# Directions
All of the data should be repeated exactly; pictures are not part of the copy.
################
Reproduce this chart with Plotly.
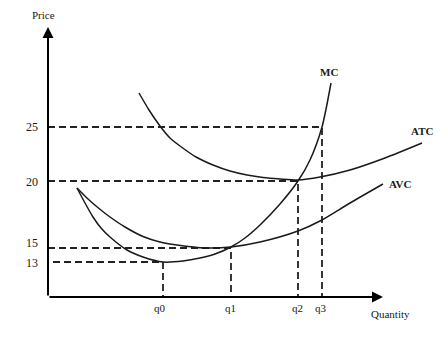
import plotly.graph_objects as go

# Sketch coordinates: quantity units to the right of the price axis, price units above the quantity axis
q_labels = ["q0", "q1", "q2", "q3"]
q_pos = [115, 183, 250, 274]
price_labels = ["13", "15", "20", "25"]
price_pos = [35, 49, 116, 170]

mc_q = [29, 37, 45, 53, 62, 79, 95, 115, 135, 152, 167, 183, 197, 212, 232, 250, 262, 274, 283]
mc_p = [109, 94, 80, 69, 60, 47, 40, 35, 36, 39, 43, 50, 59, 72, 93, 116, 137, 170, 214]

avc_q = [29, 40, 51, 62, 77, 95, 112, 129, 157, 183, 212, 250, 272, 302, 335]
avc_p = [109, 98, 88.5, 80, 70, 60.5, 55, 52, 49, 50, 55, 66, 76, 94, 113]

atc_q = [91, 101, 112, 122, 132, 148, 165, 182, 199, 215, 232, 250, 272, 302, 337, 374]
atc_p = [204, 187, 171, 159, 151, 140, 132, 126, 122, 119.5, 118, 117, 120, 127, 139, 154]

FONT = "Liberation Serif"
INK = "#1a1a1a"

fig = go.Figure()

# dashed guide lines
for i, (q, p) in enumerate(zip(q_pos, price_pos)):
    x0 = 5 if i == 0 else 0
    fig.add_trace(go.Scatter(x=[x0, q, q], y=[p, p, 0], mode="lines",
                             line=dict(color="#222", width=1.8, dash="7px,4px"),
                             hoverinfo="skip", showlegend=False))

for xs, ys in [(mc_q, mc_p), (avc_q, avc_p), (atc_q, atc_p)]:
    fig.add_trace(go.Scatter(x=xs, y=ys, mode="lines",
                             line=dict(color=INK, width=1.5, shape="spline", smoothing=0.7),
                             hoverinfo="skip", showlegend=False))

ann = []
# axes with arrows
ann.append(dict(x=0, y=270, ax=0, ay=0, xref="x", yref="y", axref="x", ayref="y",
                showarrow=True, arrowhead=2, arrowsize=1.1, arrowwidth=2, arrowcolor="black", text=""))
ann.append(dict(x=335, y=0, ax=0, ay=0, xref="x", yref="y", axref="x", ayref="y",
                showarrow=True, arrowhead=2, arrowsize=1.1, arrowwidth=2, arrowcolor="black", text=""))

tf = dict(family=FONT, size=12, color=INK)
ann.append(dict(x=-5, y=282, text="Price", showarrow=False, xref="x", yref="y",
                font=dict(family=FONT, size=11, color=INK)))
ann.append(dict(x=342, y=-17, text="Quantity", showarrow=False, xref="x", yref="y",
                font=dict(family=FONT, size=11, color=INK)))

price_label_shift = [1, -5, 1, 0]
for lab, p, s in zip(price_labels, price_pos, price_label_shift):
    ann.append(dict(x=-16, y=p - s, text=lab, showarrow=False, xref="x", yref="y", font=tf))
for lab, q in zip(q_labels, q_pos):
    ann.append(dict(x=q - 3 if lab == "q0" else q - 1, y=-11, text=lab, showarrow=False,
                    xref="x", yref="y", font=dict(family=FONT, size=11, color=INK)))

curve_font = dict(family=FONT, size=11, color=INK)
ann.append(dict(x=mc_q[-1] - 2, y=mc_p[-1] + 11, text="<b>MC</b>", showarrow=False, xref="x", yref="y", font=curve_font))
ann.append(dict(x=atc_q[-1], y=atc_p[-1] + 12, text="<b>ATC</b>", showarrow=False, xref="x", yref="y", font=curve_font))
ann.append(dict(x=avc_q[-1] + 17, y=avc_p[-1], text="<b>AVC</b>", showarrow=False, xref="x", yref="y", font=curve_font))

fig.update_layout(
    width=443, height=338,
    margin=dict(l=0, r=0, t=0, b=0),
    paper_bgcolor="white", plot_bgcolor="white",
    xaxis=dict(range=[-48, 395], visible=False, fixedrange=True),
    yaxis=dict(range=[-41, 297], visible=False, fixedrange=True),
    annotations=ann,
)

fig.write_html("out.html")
################
# Full output
Reproduce this chart with Plotly.
import plotly.graph_objects as go

# Sketch coordinates: quantity units to the right of the price axis, price units above the quantity axis
q_labels = ["q0", "q1", "q2", "q3"]
q_pos = [115, 183, 250, 274]
price_labels = ["13", "15", "20", "25"]
price_pos = [35, 49, 116, 170]

mc_q = [29, 37, 45, 53, 62, 79, 95, 115, 135, 152, 167, 183, 197, 212, 232, 250, 262, 274, 283]
mc_p = [109, 94, 80, 69, 60, 47, 40, 35, 36, 39, 43, 50, 59, 72, 93, 116, 137, 170, 214]

avc_q = [29, 40, 51, 62, 77, 95, 112, 129, 157, 183, 212, 250, 272, 302, 335]
avc_p = [109, 98, 88.5, 80, 70, 60.5, 55, 52, 49, 50, 55, 66, 76, 94, 113]

atc_q = [91, 101, 112, 122, 132, 148, 165, 182, 199, 215, 232, 250, 272, 302, 337, 374]
atc_p = [204, 187, 171, 159, 151, 140, 132, 126, 122, 119.5, 118, 117, 120, 127, 139, 154]

FONT = "Liberation Serif"
INK = "#1a1a1a"

fig = go.Figure()

# dashed guide lines
for i, (q, p) in enumerate(zip(q_pos, price_pos)):
    x0 = 5 if i == 0 else 0
    fig.add_trace(go.Scatter(x=[x0, q, q], y=[p, p, 0], mode="lines",
                             line=dict(color="#222", width=1.8, dash="7px,4px"),
                             hoverinfo="skip", showlegend=False))

for xs, ys in [(mc_q, mc_p), (avc_q, avc_p), (atc_q, atc_p)]:
    fig.add_trace(go.Scatter(x=xs, y=ys, mode="lines",
                             line=dict(color=INK, width=1.5, shape="spline", smoothing=0.7),
                             hoverinfo="skip", showlegend=False))

ann = []
# axes with arrows
ann.append(dict(x=0, y=270, ax=0, ay=0, xref="x", yref="y", axref="x", ayref="y",
                showarrow=True, arrowhead=2, arrowsize=1.1, arrowwidth=2, arrowcolor="black", text=""))
ann.append(dict(x=335, y=0, ax=0, ay=0, xref="x", yref="y", axref="x", ayref="y",
                showarrow=True, arrowhead=2, arrowsize=1.1, arrowwidth=2, arrowcolor="black", text=""))

tf = dict(family=FONT, size=12, color=INK)
ann.append(dict(x=-5, y=282, text="Price", showarrow=False, xref="x", yref="y",
                font=dict(family=FONT, size=11, color=INK)))
ann.append(dict(x=342, y=-17, text="Quantity", showarrow=False, xref="x", yref="y",
                font=dict(family=FONT, size=11, color=INK)))

price_label_shift = [1, -5, 1, 0]
for lab, p, s in zip(price_labels, price_pos, price_label_shift):
    ann.append(dict(x=-16, y=p - s, text=lab, showarrow=False, xref="x", yref="y", font=tf))
for lab, q in zip(q_labels, q_pos):
    ann.append(dict(x=q - 3 if lab == "q0" else q - 1, y=-11, text=lab, showarrow=False,
                    xref="x", yref="y", font=dict(family=FONT, size=11, color=INK)))

curve_font = dict(family=FONT, size=11, color=INK)
ann.append(dict(x=mc_q[-1] - 2, y=mc_p[-1] + 11, text="<b>MC</b>", showarrow=False, xref="x", yref="y", font=curve_font))
ann.append(dict(x=atc_q[-1], y=atc_p[-1] + 12, text="<b>ATC</b>", showarrow=False, xref="x", yref="y", font=curve_font))
ann.append(dict(x=avc_q[-1] + 17, y=avc_p[-1], text="<b>AVC</b>", showarrow=False, xref="x", yref="y", font=curve_font))

fig.update_layout(
    width=443, height=338,
    margin=dict(l=0, r=0, t=0, b=0),
    paper_bgcolor="white", plot_bgcolor="white",
    xaxis=dict(range=[-48, 395], visible=False, fixedrange=True),
    yaxis=dict(range=[-41, 297], visible=False, fixedrange=True),
    annotations=ann,
)

fig.write_html("out.html")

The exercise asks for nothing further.